# START OF PROVIDED RECORDS

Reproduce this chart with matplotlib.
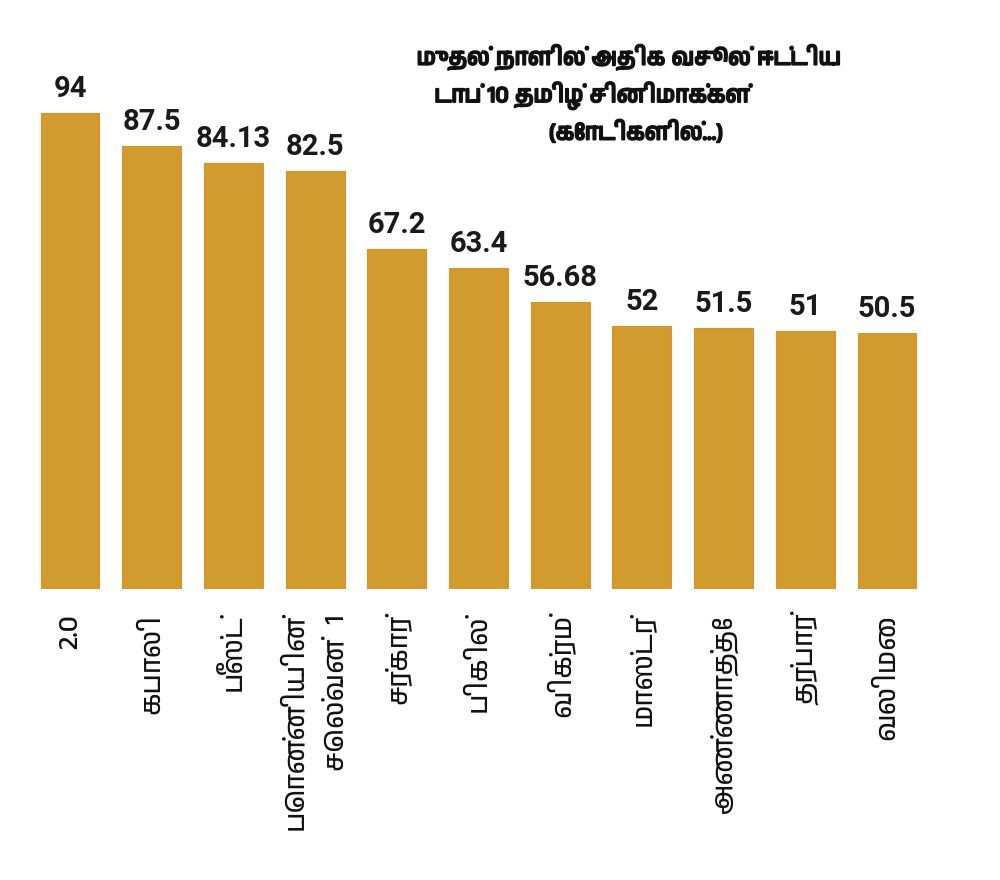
import matplotlib
matplotlib.use("Agg")
import matplotlib.pyplot as plt
import matplotlib.patheffects as pe
from matplotlib import font_manager
from matplotlib.ft2font import FT2Font

# படங்களும் முதல் நாள் வசூலும் (கோடிகளில்)
movies = ["2.0", "கபாலி", "பீஸ்ட்", "பொன்னியின்\nசெல்வன்  1", "சர்கார்",
          "பிகில்", "விக்ரம்", "மாஸ்டர்", "அண்ணாத்தே", "தர்பார்", "வலிமை"]
collections = [94, 87.5, 84.13, 82.5, 67.2, 63.4, 56.68, 52, 51.5, 51, 50.5]
value_labels = ["94", "87.5", "84.13", "82.5", "67.2", "63.4", "56.68",
                "52", "51.5", "51", "50.5"]
title_lines = ["முதல் நாளில் அதிக வசூல் ஈட்டிய",
               "டாப் 10 தமிழ் சினிமாக்கள்",
               "(கோடிகளில்...)"]


# look for an installed font that has Tamil glyphs
def find_tamil_font():
    names = []
    for f in font_manager.fontManager.ttflist:
        if f.name in names:
            continue
        try:
            cmap = FT2Font(f.fname).get_charmap()
        except Exception:
            continue
        if 0x0B95 in cmap:
            names.append(f.name)
    names.sort(key=lambda n: (0 if "Tamil" in n else 1, n))
    return names[0] if names else None


tamil = find_tamil_font()
families = ([tamil] if tamil else []) + ["DejaVu Sans"]
plt.rcParams['font.family'] = families

bar_color = "#d19b2f"

fig = plt.figure(figsize=(10, 8.8), dpi=100)
ax = fig.add_axes([0.021, 0.3303, 0.915, 0.6697])

x = list(range(len(movies)))
bars = ax.bar(x, collections, width=0.72, color=bar_color,
              edgecolor="#d8962a", linewidth=0.8)

ax.set_xlim(-0.6, len(movies) - 0.4)
ax.set_ylim(0, 116.2)

for xi, v, lab in zip(x, collections, value_labels):
    ax.annotate(lab, (xi, v), xytext=(0, 11.5), textcoords="offset points",
                ha="center", va="baseline", fontsize=21, fontweight="bold",
                color="#1a1a1a", family=["Roboto", "DejaVu Sans"])

ax.set_xticks(x)
ax.set_xticklabels(movies, rotation=90, fontsize=20, color="#111111",
                   multialignment="right", linespacing=1.9)
ax.tick_params(axis="x", length=0, pad=18)
ax.set_yticks([])
for s in ax.spines.values():
    s.set_visible(False)

# title, bold look by a thin stroke
title_y = [0.935, 0.891, 0.850]
title_x = [0.629, 0.592, 0.636]
for tx, ty, line in zip(title_x, title_y, title_lines):
    fig.text(tx, ty, line, ha="center", va="center", fontsize=16.5,
             fontweight="bold", color="#111111",
             path_effects=[pe.withStroke(linewidth=1.4, foreground="#111111")])

fig.savefig("out.png", dpi=100)
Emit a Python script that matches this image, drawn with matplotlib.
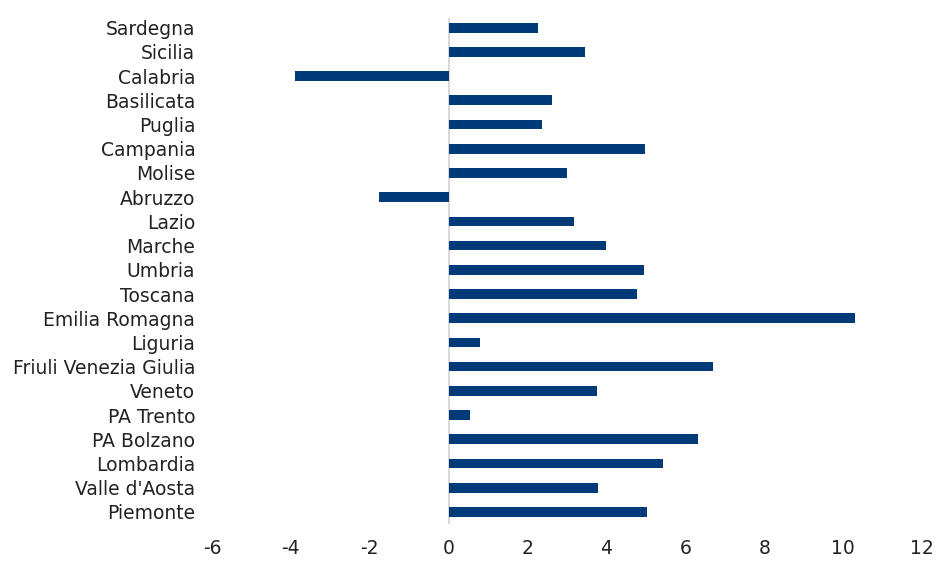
import numpy as np
import matplotlib.pyplot as plt

regions = ['Piemonte', "Valle d'Aosta", 'Lombardia', 'PA Bolzano', 'PA Trento',
           'Veneto', 'Friuli Venezia Giulia', 'Liguria', 'Emilia Romagna', 'Toscana',
           'Umbria', 'Marche', 'Lazio', 'Abruzzo', 'Molise', 'Campania', 'Puglia',
           'Basilicata', 'Calabria', 'Sicilia', 'Sardegna']
values = [5.02, 3.78, 5.43, 6.31, 0.53,
          3.75, 6.69, 0.79, 10.3, 4.77,
          4.94, 3.98, 3.19, -1.77, 2.99, 4.97, 2.36,
          2.61, -3.9, 3.45, 2.26]
xticks = [-6, -4, -2, 0, 2, 4, 6, 8, 10, 12]

plt.rcParams['font.family'] = ['DejaVu Sans']

fig = plt.figure(figsize=(9.36, 5.61), dpi=100)
ax = fig.add_axes([212/936, 37/561, 710/936, 506/561])

y = np.arange(len(regions))
ax.barh(y, values, height=0.4, color='#003a78', zorder=2)
ax.axvline(0, color='#d9d9d9', linewidth=1.5, zorder=1)

ax.set_xlim(-6, 12)
ax.set_ylim(-0.5, 20.4)
ax.set_xticks(xticks)
ax.set_xticklabels([str(t) for t in xticks])
ax.set_yticks(y)
ax.set_yticklabels(regions)
ax.tick_params(axis='both', length=0, labelsize=13.5, colors='#222222')
ax.tick_params(axis='x', pad=11)
ax.tick_params(axis='y', pad=12)
for s in ax.spines.values():
    s.set_visible(False)

fig.savefig('out.png', dpi=100)
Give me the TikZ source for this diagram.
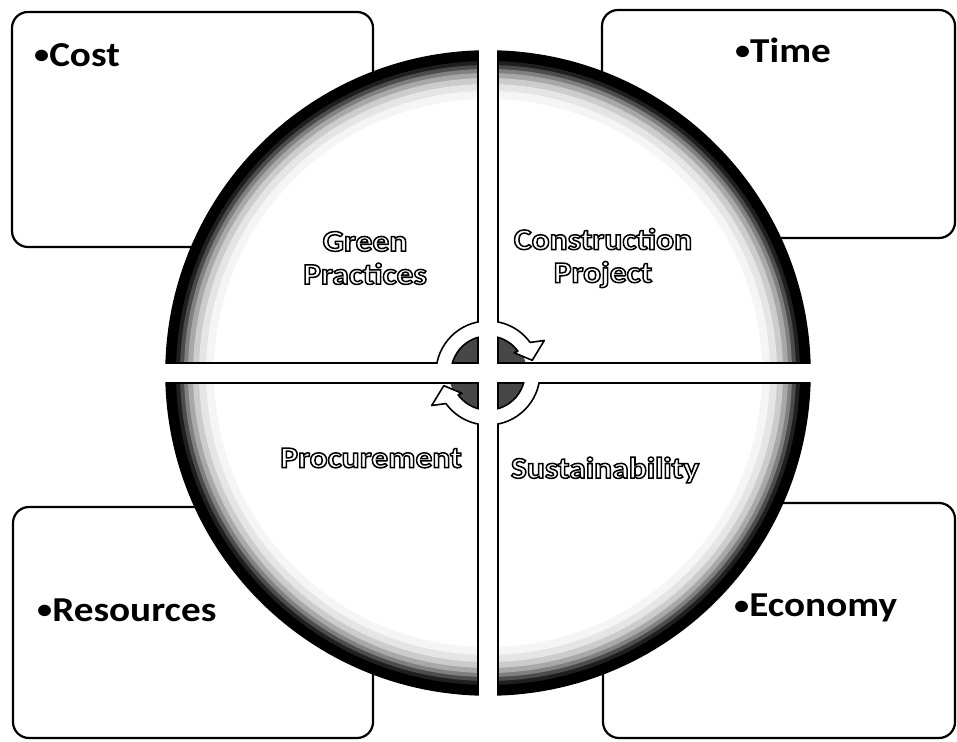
\documentclass[tikz,border=0pt]{standalone}
\usepackage{fontspec}
\setmainfont{Carlito}
\newfontfamily\wideCarlito{Carlito}[FakeStretch=1.12]
\usetikzlibrary{positioning}
% outline text: white fill, black stroke
\newcommand{\hollow}[1]{{\special{pdf:literal direct 2 Tr 1.5 w 0 G}#1\special{pdf:literal direct 0 Tr}}}
\newcommand{\dotbul}{{\fontsize{27}{27}\selectfont\raisebox{2.5pt}{•}}}

\begin{document}
\begin{tikzpicture}[x=1pt, y=1pt,
        box/.style={draw, line width=2.2pt, rounded corners=16pt, fill=white, inner sep=0pt},
        item/.style={inner sep=0pt, font=\wideCarlito\bfseries\fontsize{35}{38}\selectfont},
        quad/.style={draw, line width=1.6pt},
        seglbl/.style={text=white, align=center, inner sep=0pt,
                font=\wideCarlito\bfseries\fontsize{30}{33}\selectfont},
        cyc/.style={draw, line width=1.6pt, fill=white, line join=round}
    ]
    \useasboundingbox (0,0) rectangle (957,741);

    % corner boxes
    \node[box, minimum width=361pt, minimum height=235pt] (boxCost) at (192.5,611.5) {};
    \node[box, minimum width=353pt, minimum height=228pt] (boxTime) at (778.5,617) {};
    \node[box, minimum width=360pt, minimum height=231pt] (boxRes)  at (193,118.5) {};
    \node[box, minimum width=352pt, minimum height=235pt] (boxEco)  at (779,120.5) {};

    \node[item, anchor=west] (cost) at (34,686) {\dotbul Cost};
    \node[item] (time) at (783,691) {\dotbul Time};
    \node[item, anchor=west] (res) at (37,131) {\dotbul Resources};
    \node[item, anchor=west] (eco) at (734,133) {\dotbul Economy};

    % circle in four quarters, dark rim
    \foreach \a in {0,90,180,270} {
        \begin{scope}[shift={(488,368)}, rotate=\a]
            \path[clip] (10,10) -- (1.78:322) arc[start angle=1.78, end angle=88.22, radius=322] -- cycle;
            \foreach \rr/\cc in {322/100,312/88,308/70,304/50,300/34,295/20,289/10,282/4,274/0} {
                \fill[black!\cc] (0,0) circle[radius=\rr];
            }
            \fill[black!72] (0,0) circle[radius=39];
        \end{scope}
        \draw[quad, shift={(488,368)}, rotate=\a]
            (10,10) -- (1.78:322) arc[start angle=1.78, end angle=88.22, radius=322] -- cycle;
    }

    % cycle arrows in the middle
    \draw[cyc, shift={(488,368)}]
        (180:52) arc[start angle=180, end angle=36, radius=52] -- (30:65) -- (16:46)
        -- (38:33) -- (36:37) arc[start angle=36, end angle=180, radius=37] -- cycle;
    \draw[cyc, shift={(488,368)}, rotate=180]
        (180:52) arc[start angle=180, end angle=36, radius=52] -- (30:65) -- (16:46)
        -- (38:33) -- (36:37) arc[start angle=36, end angle=180, radius=37] -- cycle;
    \fill[white] (478.8,293) rectangle (497.2,443);
    \fill[white] (413,358.8) rectangle (563,377.2);

    % quarter labels
    \node[seglbl] (green) at (365,483) {\hollow{Green}\\\hollow{Practices}};
    \node[seglbl] (constr) at (603,483) {\hollow{Construction}\\\hollow{Project}};
    \node[seglbl] (proc) at (371,283) {\hollow{Procurement}};
    \node[seglbl] (sust) at (605,271) {\hollow{Sustainability}};
\end{tikzpicture}
\end{document}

# END OF PROVIDED RECORDS

■ TASK TO COMPLETE: Give back, unchanged, each line from the one containing "Emit a Python" through the one containing "plt.rcParams['font.family'] = ['DejaVu Sans']". Pictures are to be left out.

■ TASK RESPONSE:
Emit a Python script that matches this image, drawn with matplotlib.
import numpy as np
import matplotlib.pyplot as plt

regions = ['Piemonte', "Valle d'Aosta", 'Lombardia', 'PA Bolzano', 'PA Trento',
           'Veneto', 'Friuli Venezia Giulia', 'Liguria', 'Emilia Romagna', 'Toscana',
           'Umbria', 'Marche', 'Lazio', 'Abruzzo', 'Molise', 'Campania', 'Puglia',
           'Basilicata', 'Calabria', 'Sicilia', 'Sardegna']
values = [5.02, 3.78, 5.43, 6.31, 0.53,
          3.75, 6.69, 0.79, 10.3, 4.77,
          4.94, 3.98, 3.19, -1.77, 2.99, 4.97, 2.36,
          2.61, -3.9, 3.45, 2.26]
xticks = [-6, -4, -2, 0, 2, 4, 6, 8, 10, 12]

plt.rcParams['font.family'] = ['DejaVu Sans']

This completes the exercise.